We are thrown into this world without notice. In a certain point of our life we realize that everything is strange: the world, society, its creations, and, of course, ourselves etc., etc. Questions like these arise: “Who I am?” “Which is the sense of life? What is society? Which is my role in society? Why do I have this role in society? What is art? The uncertainties continue to the infinite and beyond. So, we need answers, desperately. In this point we begin to think, to theorize about ourselves, about the world, about society, etc., etc. We also begin to criticize: why the things have to be like this? Why being born in certain society or with certain characteristics typecast us? So, again, we think, we theorize.

However, we are never satisfied. It’s part of our nature. One answer (one theory) to one of our questions lasts few seconds. For instance if I make a theory about Art and develop some terms about it, someone would come and say “Ok, but maybe…” or “No, that is not completely true…” or “No, Art is…” Theory then enters into the dichotomy that gives it life: writing/rewriting. If we accept as definite one theory, then the dynamic finishes. But it cannot end, because, we are never satisfied with only one answer and one answer, paradoxically, conduce to more questions.

This demonstrates that we are very complex and that we like complexity. And more: we need complexity. We can complain about it (“Why everything is so complicate?!, Why life is so difficult?!”, etc.), but we need it. Also, we need art, culture, daily life problems, etc. But, why do we need all these. Only because is in our nature being complicated? I think there is something deeper.

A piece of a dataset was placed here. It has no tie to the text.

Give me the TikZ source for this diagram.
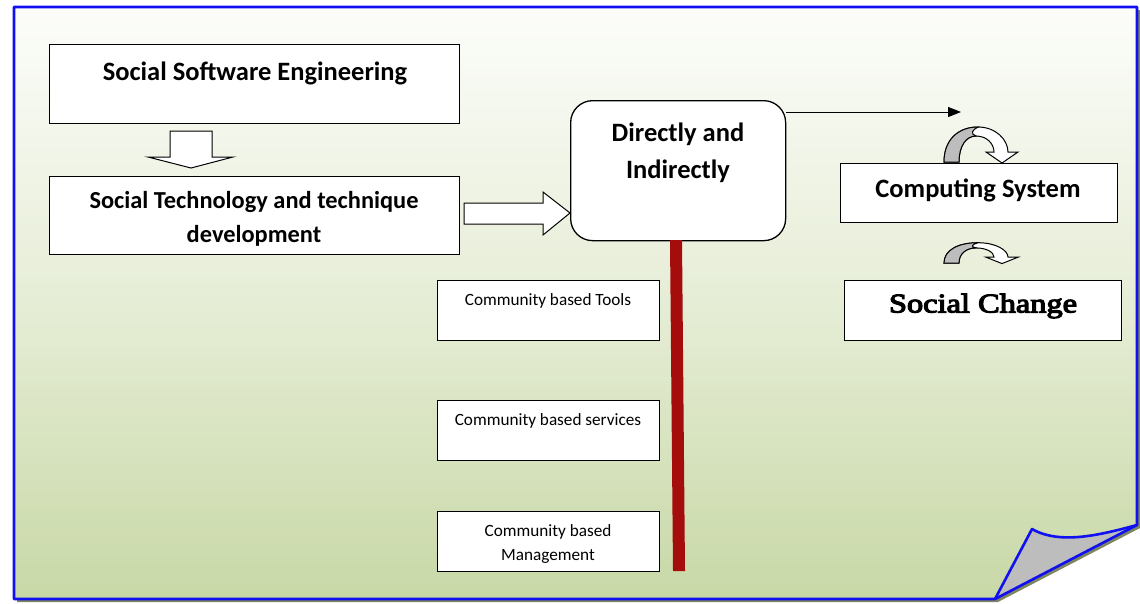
\documentclass[tikz,border=0pt]{standalone}
\usepackage{fontspec}
\setmainfont{Carlito}
\newfontfamily\heavyserif[FakeBold=4]{Liberation Serif}
\usetikzlibrary{arrows.meta}
\definecolor{frameblue}{HTML}{1010F0}
\definecolor{bgtop}{HTML}{FCFDFA}
\definecolor{bgmid}{HTML}{E6EDD6}
\definecolor{bgbot}{HTML}{C8D8A6}
\definecolor{shadowol}{HTML}{7E8660}
\definecolor{barred}{HTML}{A50C0C}
\definecolor{curlgray}{HTML}{BDBDBD}
\tikzset{
  box/.style={draw=black, line width=1.3pt, fill=white, inner sep=0pt},
  bigtxt/.style={font=\fontsize{26.5}{30}\selectfont\bfseries, inner sep=0pt},
  midtxt/.style={font=\fontsize{24.4}{28}\selectfont\bfseries, inner sep=0pt},
  smalltxt/.style={font=\fontsize{17.2}{20}\selectfont, inner sep=0pt},
  hollow/.style={draw=black, line width=1pt, fill=white},
  curlarrow/.style={draw=black, line width=1pt, fill=white},
}
\begin{document}
\begin{tikzpicture}[x=1pt,y=-1pt]
\useasboundingbox (0,0) rectangle (1140,603);
% frame shadow
\fill[shadowol] (17,10) -- (1140,10) -- (1140,528) -- (998,602) -- (17,602) -- cycle;
% frame background
\shade[top color=bgtop, bottom color=bgbot, middle color=bgmid]
  (14,7) -- (1137,7) -- (1137,525) -- (995,599) -- (14,599) -- cycle;
% page curl
\fill[curlgray] (995,599) -- (1032,529) .. controls (1060,545) and (1100,535) .. (1136,525) -- cycle;
\draw[frameblue, line width=2.6pt, line join=round]
  (14,7) -- (1137,7) -- (1137,525) -- (995,599) -- (14,599) -- cycle;
\draw[frameblue, line width=2.6pt, line join=round]
  (995,599) -- (1032,529) .. controls (1060,545) and (1100,535) .. (1137,525);

% boxes
\node[box, minimum width=410, minimum height=79, anchor=north west] (sse) at (49,44) {};
\node[bigtxt] (ssetxt) at (255,73) {Social Software Engineering};
\node[box, minimum width=410, minimum height=78, anchor=north west] (stt) at (49,176) {};
\node[midtxt] (stt1) at (254,202) {Social Technology and technique};
\node[midtxt] (stt2) at (254,236) {development};
\node[box, rounded corners=22, minimum width=215, minimum height=140, anchor=north west] (dir) at (570,100) {};
\node[bigtxt] (dir1) at (678,134) {Directly and};
\node[bigtxt] (dir2) at (678,171) {Indirectly};
\node[box, minimum width=277, minimum height=59, anchor=north west] (cs) at (840,163) {};
\node[bigtxt] (cstxt) at (978,190) {Computing System};
\node[box, minimum width=277, minimum height=60, anchor=north west] (sc) at (844,280) {};
\node[inner sep=0pt, xscale=1.2, transform shape, font=\fontsize{27}{30}\selectfont\heavyserif] (sctxt) at (983,306) {Social Change};

% red bar
\fill[barred] (670,240) -- (682,240) -- (685,571) -- (673,571) -- cycle;

% community boxes
\node[box, line width=1.1pt, minimum width=222, minimum height=60, anchor=north west] (ct) at (437,280) {};
\node[smalltxt] (cttxt) at (548,301) {Community based Tools};
\node[box, line width=1.1pt, minimum width=222, minimum height=60, anchor=north west] (cv) at (437,400) {};
\node[smalltxt] (cvtxt) at (548,421) {Community based services};
\node[box, line width=1.1pt, minimum width=222, minimum height=60, anchor=north west] (cm) at (437,511) {};
\node[smalltxt] (cm1) at (548,532) {Community based};
\node[smalltxt] (cm2) at (548,556) {Management};

% hollow down arrow
\draw[hollow] (170,131) -- (212,131) -- (212,157) -- (233,157) -- (191,168) -- (148,157) -- (170,157) -- cycle;
% hollow right arrow
\draw[hollow] (464,203) -- (543,203) -- (543,192) -- (570,213) -- (543,235) -- (543,224) -- (464,224) -- cycle;
% black arrow
\coordinate (arrend) at (961,112);
\draw[line width=1pt, -{Triangle[length=13pt,width=10pt]}] (dir.north east |- arrend) -- (arrend);

% curved arrows
\foreach \sx/\sy/\sc in {944/162/1, 944/263/0.58}{
\begin{scope}[shift={(\sx,\sy)}, yscale=\sc]
\draw[curlarrow] (0,0) .. controls (0,-22) and (14,-35) .. (34,-35) .. controls (52,-35) and (64,-22) .. (64,-10)
  -- (74,-10) -- (58,1) -- (42,-10) -- (50,-10) .. controls (50,-18) and (43,-26) .. (32,-26)
  .. controls (22,-26) and (15,-16) .. (15,0) -- cycle;
\draw[black, line width=1pt, fill=curlgray] (0,0) .. controls (0,-22) and (14,-35) .. (34,-35)
  .. controls (28,-32) and (26,-28) .. (32,-26) .. controls (22,-26) and (15,-16) .. (15,0) -- cycle;
\end{scope}
}
\end{tikzpicture}
\end{document}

I said that we have infinite uncertainties, but I did not mention that we have only one certainty: we are mortals. This fact, the only one that is for sure, is much more disruptive than the millions of uncertainties regarding the reality that we could have. Of course, this fact also generates multiple questions, but the main difference with all the others is that theories that we could make about it cannot be empirical. Even, religions have their certainties about death; there is no possibility of a real discussion. In other words, we cannot theorize about our transitory condition in the world, because we do not have elements to do it. We only can imagine.

So, my question is: Maybe our need to create theories, art, culture, daily life problems, etc. has not only the purpose of answering our questions about the world, but distract us of the undeniable fact that we are mortals? In that sense, the need of complexity is in someway also a good way of forget our deep nature of being mortals? I am not saying that the aim of theorizing or making art is only to distract us from death, but maybe it is also a function that we are not aware all the time.

This is a reflexion that I could make after a course that demonstrate that we are all the time making questions, attempting answers, criticizing, making more questions; in other words, writing and rewriting. So, one “meta-question” would be “Why we like to be questioning, criticizing, complaining all the time? One possible answer (among multiples, of course), even pessimistic (but also realistic) is that, as I said, we need to be distracted of our mortality. I don’t know. This is only a theory.